Asides the display of Tems’ exploration into her preferred musical influences, she bodies her own ‘miniature’ rap style for “T-Unit”. Shakur might have to sit upright wherever he is to give this impressive tune a listen. It’s a tune that not one soul saw coming and it might be safe to conclude that Tems’ invested heavily into this music project.
“You in My Face” reminds you of an old 80s moment, a defining moment between two lovers that linger in steamy tension, something only a salsa sound can effectively convey. And yet some say, “Tems is not as good as?”
Activism rears its head for Tems as she gingerly employs it into the dancehall-infused track, “Turn Me Up”. We might have to stamp Tems through this track as the Nigerian version of Koffee. There’s a burst of Jamaican energy, a dancehall rhythm that, at its ending, transits into the melodious tune, “Me & U”, which, although a previous release, sounds newly refreshed.

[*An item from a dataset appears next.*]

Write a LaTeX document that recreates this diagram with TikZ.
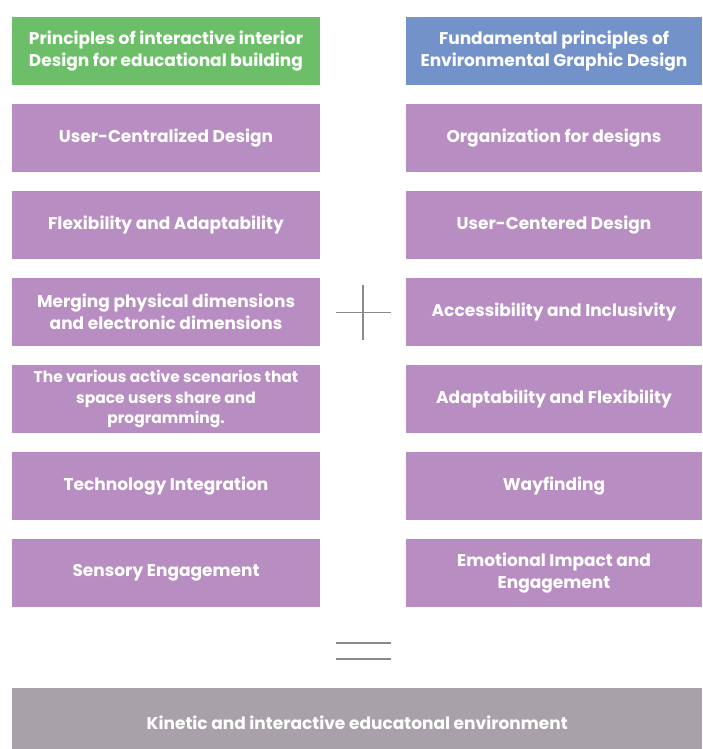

Tems’ debut album competes greatly for a perfect RnB album, one that bears a wide range of different perspectives, enjoyable listening experience and bursts of energy sewn into it. Whether it’s the exploration of sounds, culmination of influences, sheer display of emotions or careful curation of “Born in the Wild”, Tems’ crown is hers and for as long as she chooses to satisfy our thirsty ears with her music, the crown remains hers.